[A block of data]

══════════

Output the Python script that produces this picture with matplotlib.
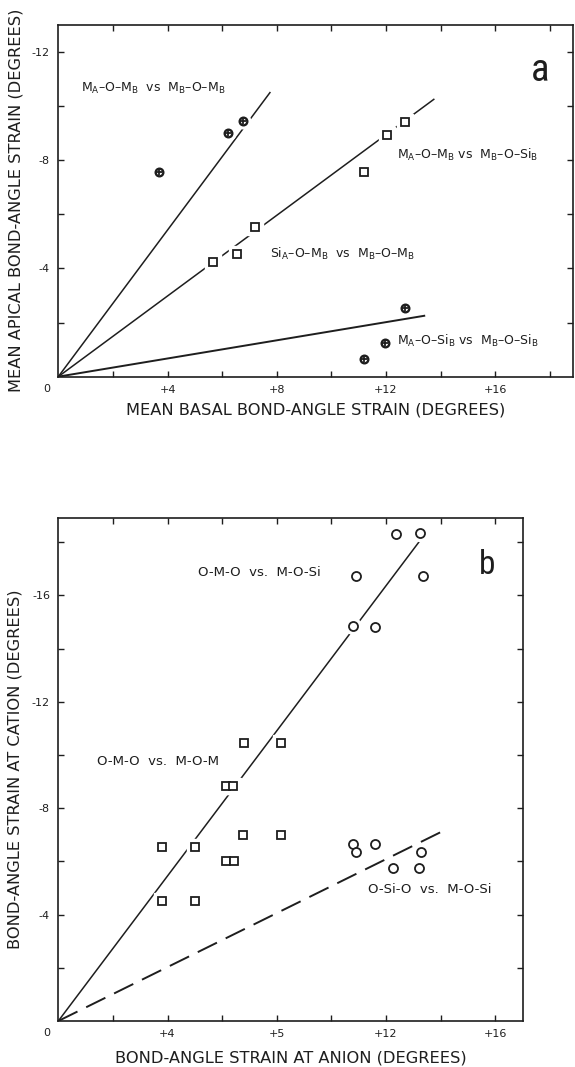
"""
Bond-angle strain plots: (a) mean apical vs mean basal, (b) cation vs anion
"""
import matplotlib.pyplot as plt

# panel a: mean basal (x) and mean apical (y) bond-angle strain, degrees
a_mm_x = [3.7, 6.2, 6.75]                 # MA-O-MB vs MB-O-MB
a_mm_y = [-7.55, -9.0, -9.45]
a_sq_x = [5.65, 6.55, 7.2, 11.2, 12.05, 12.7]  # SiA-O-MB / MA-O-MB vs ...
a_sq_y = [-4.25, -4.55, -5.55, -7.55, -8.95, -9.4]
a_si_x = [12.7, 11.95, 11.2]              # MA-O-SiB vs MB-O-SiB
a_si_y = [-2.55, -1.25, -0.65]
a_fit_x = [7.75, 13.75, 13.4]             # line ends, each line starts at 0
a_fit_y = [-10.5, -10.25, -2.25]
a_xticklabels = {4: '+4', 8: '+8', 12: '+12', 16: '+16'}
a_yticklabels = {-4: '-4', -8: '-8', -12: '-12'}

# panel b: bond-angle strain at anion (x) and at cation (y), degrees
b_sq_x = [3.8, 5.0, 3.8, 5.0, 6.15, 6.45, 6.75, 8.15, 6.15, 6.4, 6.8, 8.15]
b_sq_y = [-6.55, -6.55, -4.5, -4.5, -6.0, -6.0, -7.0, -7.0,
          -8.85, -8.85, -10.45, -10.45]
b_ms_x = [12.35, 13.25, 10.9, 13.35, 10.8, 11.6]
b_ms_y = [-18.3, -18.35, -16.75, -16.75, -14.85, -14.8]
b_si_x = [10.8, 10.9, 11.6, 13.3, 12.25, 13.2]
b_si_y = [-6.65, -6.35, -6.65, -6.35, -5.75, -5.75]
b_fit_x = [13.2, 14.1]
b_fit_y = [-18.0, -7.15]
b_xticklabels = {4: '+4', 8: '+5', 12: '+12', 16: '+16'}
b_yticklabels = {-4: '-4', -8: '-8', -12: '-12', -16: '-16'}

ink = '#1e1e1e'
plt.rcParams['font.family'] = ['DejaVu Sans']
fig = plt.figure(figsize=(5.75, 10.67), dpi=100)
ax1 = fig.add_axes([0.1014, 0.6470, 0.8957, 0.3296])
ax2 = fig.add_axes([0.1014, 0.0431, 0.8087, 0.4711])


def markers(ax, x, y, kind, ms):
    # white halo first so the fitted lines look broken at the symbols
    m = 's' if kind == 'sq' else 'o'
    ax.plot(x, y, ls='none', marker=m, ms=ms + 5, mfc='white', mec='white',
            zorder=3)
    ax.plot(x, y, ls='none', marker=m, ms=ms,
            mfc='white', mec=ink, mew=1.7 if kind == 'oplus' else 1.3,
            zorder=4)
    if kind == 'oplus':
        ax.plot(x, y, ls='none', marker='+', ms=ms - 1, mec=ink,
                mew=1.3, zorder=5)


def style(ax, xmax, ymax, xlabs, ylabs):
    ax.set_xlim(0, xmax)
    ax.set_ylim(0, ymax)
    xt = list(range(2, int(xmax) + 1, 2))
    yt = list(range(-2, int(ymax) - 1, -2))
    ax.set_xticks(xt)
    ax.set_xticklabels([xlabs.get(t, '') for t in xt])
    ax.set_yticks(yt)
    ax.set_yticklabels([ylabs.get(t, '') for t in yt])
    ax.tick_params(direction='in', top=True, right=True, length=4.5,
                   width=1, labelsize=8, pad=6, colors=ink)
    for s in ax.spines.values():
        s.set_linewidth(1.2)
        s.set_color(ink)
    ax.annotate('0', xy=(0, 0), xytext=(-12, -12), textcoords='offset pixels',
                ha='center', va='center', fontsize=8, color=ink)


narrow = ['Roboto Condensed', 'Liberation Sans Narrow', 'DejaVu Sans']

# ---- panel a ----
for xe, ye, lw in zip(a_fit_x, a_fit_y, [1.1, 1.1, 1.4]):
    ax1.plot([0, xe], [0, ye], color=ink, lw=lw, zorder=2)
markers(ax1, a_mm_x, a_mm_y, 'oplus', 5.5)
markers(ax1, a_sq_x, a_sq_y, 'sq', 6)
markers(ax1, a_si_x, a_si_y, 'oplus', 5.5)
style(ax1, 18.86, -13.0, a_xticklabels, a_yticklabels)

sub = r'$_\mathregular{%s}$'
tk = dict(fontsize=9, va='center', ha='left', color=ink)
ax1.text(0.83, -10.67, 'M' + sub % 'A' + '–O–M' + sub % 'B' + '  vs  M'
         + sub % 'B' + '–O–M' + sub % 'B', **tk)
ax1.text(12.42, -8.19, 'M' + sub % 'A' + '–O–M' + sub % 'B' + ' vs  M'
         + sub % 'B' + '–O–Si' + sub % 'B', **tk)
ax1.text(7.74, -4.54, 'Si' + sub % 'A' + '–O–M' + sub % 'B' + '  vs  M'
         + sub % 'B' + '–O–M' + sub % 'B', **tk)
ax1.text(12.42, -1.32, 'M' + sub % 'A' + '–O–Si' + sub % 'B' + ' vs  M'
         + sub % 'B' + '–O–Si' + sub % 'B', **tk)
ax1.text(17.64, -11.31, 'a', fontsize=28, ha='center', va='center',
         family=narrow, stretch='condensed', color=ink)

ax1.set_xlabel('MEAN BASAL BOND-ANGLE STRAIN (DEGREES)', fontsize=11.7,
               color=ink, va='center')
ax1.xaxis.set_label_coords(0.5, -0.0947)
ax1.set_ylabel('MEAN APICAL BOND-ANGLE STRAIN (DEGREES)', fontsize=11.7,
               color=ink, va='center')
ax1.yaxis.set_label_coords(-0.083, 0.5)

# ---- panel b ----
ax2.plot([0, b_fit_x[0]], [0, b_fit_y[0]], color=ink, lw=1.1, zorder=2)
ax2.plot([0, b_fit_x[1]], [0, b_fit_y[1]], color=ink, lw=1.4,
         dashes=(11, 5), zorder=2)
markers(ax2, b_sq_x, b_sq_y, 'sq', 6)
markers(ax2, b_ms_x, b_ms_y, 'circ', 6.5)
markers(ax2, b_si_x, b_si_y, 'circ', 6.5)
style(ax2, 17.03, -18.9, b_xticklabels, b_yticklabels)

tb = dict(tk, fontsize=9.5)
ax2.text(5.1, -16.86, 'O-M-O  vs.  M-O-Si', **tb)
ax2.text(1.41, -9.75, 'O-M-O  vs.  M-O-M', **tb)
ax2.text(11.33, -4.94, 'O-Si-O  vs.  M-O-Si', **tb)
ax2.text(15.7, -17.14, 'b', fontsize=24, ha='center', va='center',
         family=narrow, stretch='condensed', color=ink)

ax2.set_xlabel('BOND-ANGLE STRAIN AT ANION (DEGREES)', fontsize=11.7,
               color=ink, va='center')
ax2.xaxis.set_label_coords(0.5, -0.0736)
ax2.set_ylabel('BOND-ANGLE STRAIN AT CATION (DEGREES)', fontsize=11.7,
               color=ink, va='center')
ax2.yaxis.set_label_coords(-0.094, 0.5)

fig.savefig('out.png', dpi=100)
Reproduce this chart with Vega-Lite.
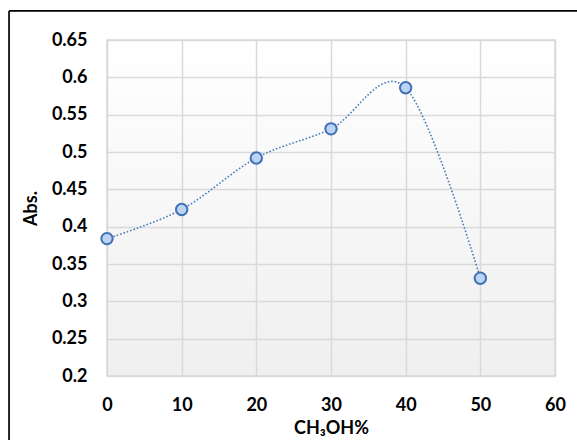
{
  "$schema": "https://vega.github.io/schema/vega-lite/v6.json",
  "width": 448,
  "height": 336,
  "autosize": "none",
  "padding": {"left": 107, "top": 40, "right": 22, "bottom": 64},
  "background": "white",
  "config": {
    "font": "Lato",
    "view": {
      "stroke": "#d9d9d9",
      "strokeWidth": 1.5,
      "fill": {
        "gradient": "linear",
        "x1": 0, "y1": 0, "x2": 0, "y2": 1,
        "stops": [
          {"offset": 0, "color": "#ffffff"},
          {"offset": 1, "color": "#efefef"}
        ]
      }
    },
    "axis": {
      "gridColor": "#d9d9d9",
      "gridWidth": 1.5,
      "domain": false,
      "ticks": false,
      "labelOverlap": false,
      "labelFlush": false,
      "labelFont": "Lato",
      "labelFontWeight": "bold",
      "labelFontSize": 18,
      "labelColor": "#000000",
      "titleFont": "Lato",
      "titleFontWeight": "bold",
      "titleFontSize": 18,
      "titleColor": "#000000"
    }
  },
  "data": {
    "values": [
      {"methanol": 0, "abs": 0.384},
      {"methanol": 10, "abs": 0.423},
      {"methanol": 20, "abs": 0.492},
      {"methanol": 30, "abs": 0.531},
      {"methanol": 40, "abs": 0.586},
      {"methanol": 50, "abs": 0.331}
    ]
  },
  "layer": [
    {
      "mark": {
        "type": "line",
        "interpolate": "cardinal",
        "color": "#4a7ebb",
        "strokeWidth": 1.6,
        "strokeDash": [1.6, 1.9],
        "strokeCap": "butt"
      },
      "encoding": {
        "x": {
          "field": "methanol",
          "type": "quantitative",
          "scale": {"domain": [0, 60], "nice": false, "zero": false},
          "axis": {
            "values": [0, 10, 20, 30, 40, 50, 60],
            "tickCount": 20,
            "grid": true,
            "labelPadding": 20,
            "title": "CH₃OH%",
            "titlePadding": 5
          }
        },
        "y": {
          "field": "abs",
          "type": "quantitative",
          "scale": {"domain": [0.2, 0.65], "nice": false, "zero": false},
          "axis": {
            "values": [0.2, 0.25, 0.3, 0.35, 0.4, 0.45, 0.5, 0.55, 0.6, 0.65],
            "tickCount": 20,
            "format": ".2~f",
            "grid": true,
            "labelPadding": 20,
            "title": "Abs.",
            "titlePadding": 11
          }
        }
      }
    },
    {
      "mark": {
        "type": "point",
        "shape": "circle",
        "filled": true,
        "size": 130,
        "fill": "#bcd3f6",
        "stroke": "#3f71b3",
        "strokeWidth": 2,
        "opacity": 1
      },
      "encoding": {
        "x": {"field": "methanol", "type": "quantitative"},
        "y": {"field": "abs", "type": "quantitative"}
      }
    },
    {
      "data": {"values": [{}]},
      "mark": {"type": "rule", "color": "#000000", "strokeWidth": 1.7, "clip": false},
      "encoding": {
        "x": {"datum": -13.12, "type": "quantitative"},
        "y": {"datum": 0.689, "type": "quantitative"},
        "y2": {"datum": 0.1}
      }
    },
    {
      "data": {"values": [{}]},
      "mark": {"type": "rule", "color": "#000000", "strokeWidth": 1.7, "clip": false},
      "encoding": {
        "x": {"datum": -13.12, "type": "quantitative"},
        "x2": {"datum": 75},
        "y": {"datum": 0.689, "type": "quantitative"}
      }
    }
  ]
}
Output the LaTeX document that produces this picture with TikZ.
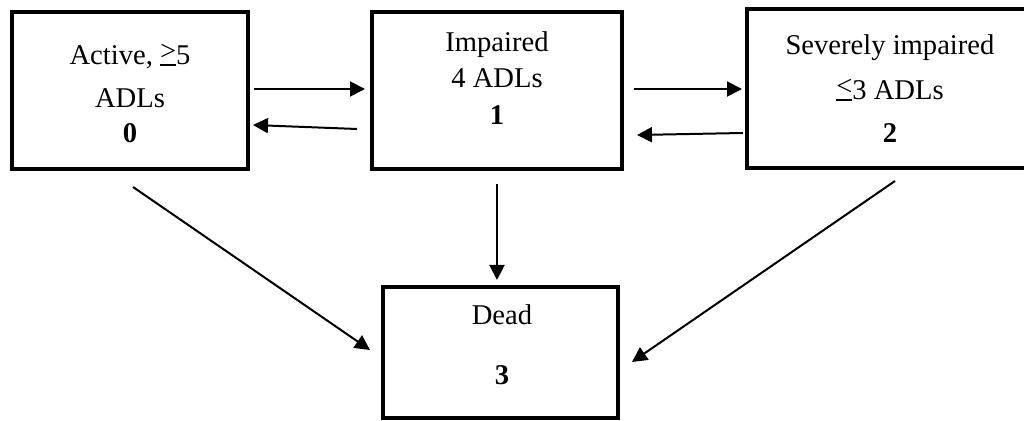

══════════

__Given instruction__. Please reproduce, word for word, every line from the first line of the records above through the line containing "ax2 = fig.add_axes([0.1014, 0.0431, 0.8087, 0.4711])", and leave out the pictures.

__Complete response__.
Output the Python script that produces this picture with matplotlib.
"""
Bond-angle strain plots: (a) mean apical vs mean basal, (b) cation vs anion
"""
import matplotlib.pyplot as plt

# panel a: mean basal (x) and mean apical (y) bond-angle strain, degrees
a_mm_x = [3.7, 6.2, 6.75]                 # MA-O-MB vs MB-O-MB
a_mm_y = [-7.55, -9.0, -9.45]
a_sq_x = [5.65, 6.55, 7.2, 11.2, 12.05, 12.7]  # SiA-O-MB / MA-O-MB vs ...
a_sq_y = [-4.25, -4.55, -5.55, -7.55, -8.95, -9.4]
a_si_x = [12.7, 11.95, 11.2]              # MA-O-SiB vs MB-O-SiB
a_si_y = [-2.55, -1.25, -0.65]
a_fit_x = [7.75, 13.75, 13.4]             # line ends, each line starts at 0
a_fit_y = [-10.5, -10.25, -2.25]
a_xticklabels = {4: '+4', 8: '+8', 12: '+12', 16: '+16'}
a_yticklabels = {-4: '-4', -8: '-8', -12: '-12'}

# panel b: bond-angle strain at anion (x) and at cation (y), degrees
b_sq_x = [3.8, 5.0, 3.8, 5.0, 6.15, 6.45, 6.75, 8.15, 6.15, 6.4, 6.8, 8.15]
b_sq_y = [-6.55, -6.55, -4.5, -4.5, -6.0, -6.0, -7.0, -7.0,
          -8.85, -8.85, -10.45, -10.45]
b_ms_x = [12.35, 13.25, 10.9, 13.35, 10.8, 11.6]
b_ms_y = [-18.3, -18.35, -16.75, -16.75, -14.85, -14.8]
b_si_x = [10.8, 10.9, 11.6, 13.3, 12.25, 13.2]
b_si_y = [-6.65, -6.35, -6.65, -6.35, -5.75, -5.75]
b_fit_x = [13.2, 14.1]
b_fit_y = [-18.0, -7.15]
b_xticklabels = {4: '+4', 8: '+5', 12: '+12', 16: '+16'}
b_yticklabels = {-4: '-4', -8: '-8', -12: '-12', -16: '-16'}

ink = '#1e1e1e'
plt.rcParams['font.family'] = ['DejaVu Sans']
fig = plt.figure(figsize=(5.75, 10.67), dpi=100)
ax1 = fig.add_axes([0.1014, 0.6470, 0.8957, 0.3296])
ax2 = fig.add_axes([0.1014, 0.0431, 0.8087, 0.4711])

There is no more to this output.